# Cost of Crabs



## inawe (May 24, 2003)

Geting price,s on crabs in your area  $ 20 a dozen here in richmond and since Im always heading east  I,d like to see some price,s from my fsihn bud,s East ?  yup them critters are gettn expensive


----------



## Cdog (Mar 18, 2002)

You talking peelers or hard crabs? 18.50 for peelers yesterday. Soft shell was 36 a dozen.  Don't know about the Hard shell.


----------



## NTKG (Aug 16, 2003)

6$ a dozen. hard.. richmond


----------



## combatcatcher (Sep 17, 2003)

*bluecrabs*

150 a bushel in maryland


----------



## inawe (May 24, 2003)

wow , last year bushel here was like $90


----------



## shaggy (Jun 18, 2003)

Number 2's $43 a dozen, number 1's $53 a dozen here on the Island of Kent, but very short supply from local crabbers.

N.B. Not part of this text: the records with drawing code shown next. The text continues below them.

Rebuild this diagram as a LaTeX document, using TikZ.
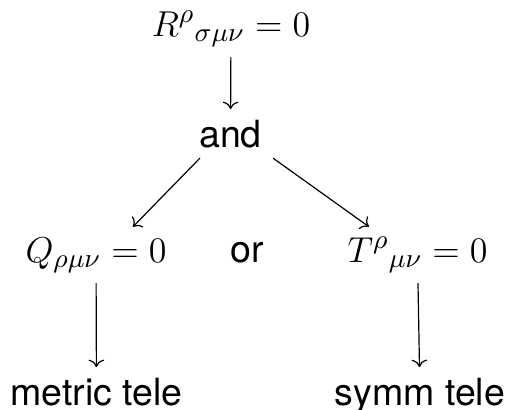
\documentclass[tikz,border=0pt]{standalone}
\usepackage{amsmath,amssymb}
\usepackage{fontspec}
\setsansfont{TeX Gyre Heros}
\usetikzlibrary{arrows.meta,calc,positioning}

\begin{document}
\begin{tikzpicture}[x=0.1172mm,y=-0.1172mm,
  eqn/.style={anchor=base,font=\fontsize{12.2}{15}\selectfont},
  word/.style={anchor=base,font=\fontsize{12.5}{15}\selectfont\sffamily}]
  \useasboundingbox (0,0) rectangle (508,409);
  % curvature condition
  \node[eqn] (riem) at (231,36) {$R^{\rho}{}_{\sigma\mu\nu}=0$};
  \node[word] (andn) at (230.5,147) {and};
  \draw[->] (riem) -- (andn);
  % the two branches
  \node[eqn] (nonmet) at (96,262) {$Q_{\rho\mu\nu}=0$};
  \node[word] (orn) at (247.5,262) {or};
  \node[eqn] (tors) at (417.5,262) {$T^{\rho}{}_{\mu\nu}=0$};
  \draw[->] ([xshift=-10.2pt]andn.south) -- ([xshift=12.3pt]nonmet.north);
  \draw[->] ([xshift=14.2pt]andn.south) -- ([xshift=-16.2pt]tors.north);
  % resulting theories
  \node[word] (mtele) at (96.5,405) {metric tele};
  \node[word] (stele) at (420,405) {symm tele};
  \draw[->] (nonmet) -- (mtele);
  \draw[->] (tors) -- (stele);
\end{tikzpicture}
\end{document}
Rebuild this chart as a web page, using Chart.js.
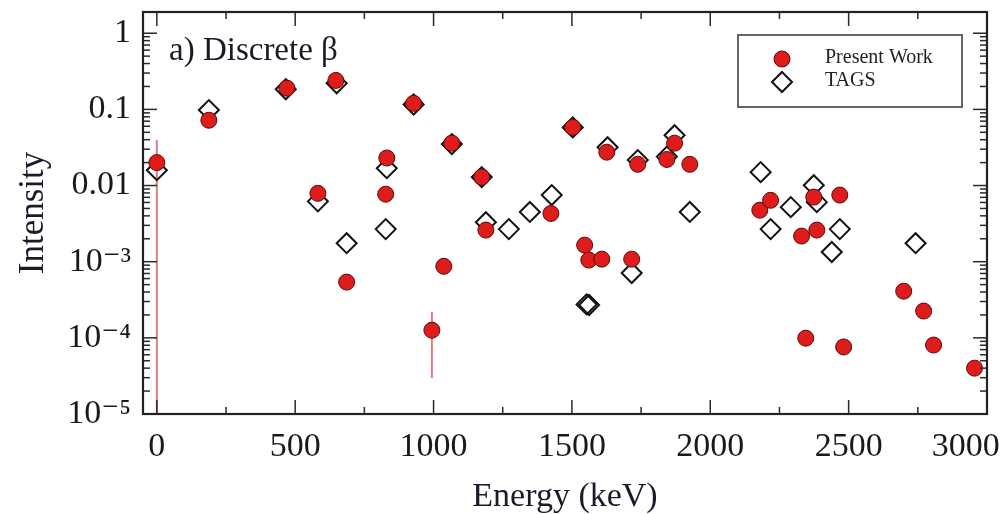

Yesterday friends with a crab and fresh seafood place here had one of their crabbers bring them a whole bushel and a half, so very tight supply for this holiday weekend!

Have Jeep will travel


----------



## Anthony (Jul 3, 2002)

They've been running around 150-200 in ocean city.


----------



## inawe (May 24, 2003)

dam ya think cuz of the price of GAS ; the recent jump


----------



## Cdog (Mar 18, 2002)

inawe said:


> dam ya think cuz of the price of GAS ; the recent jump


More likely cuz they are getting scarce.


----------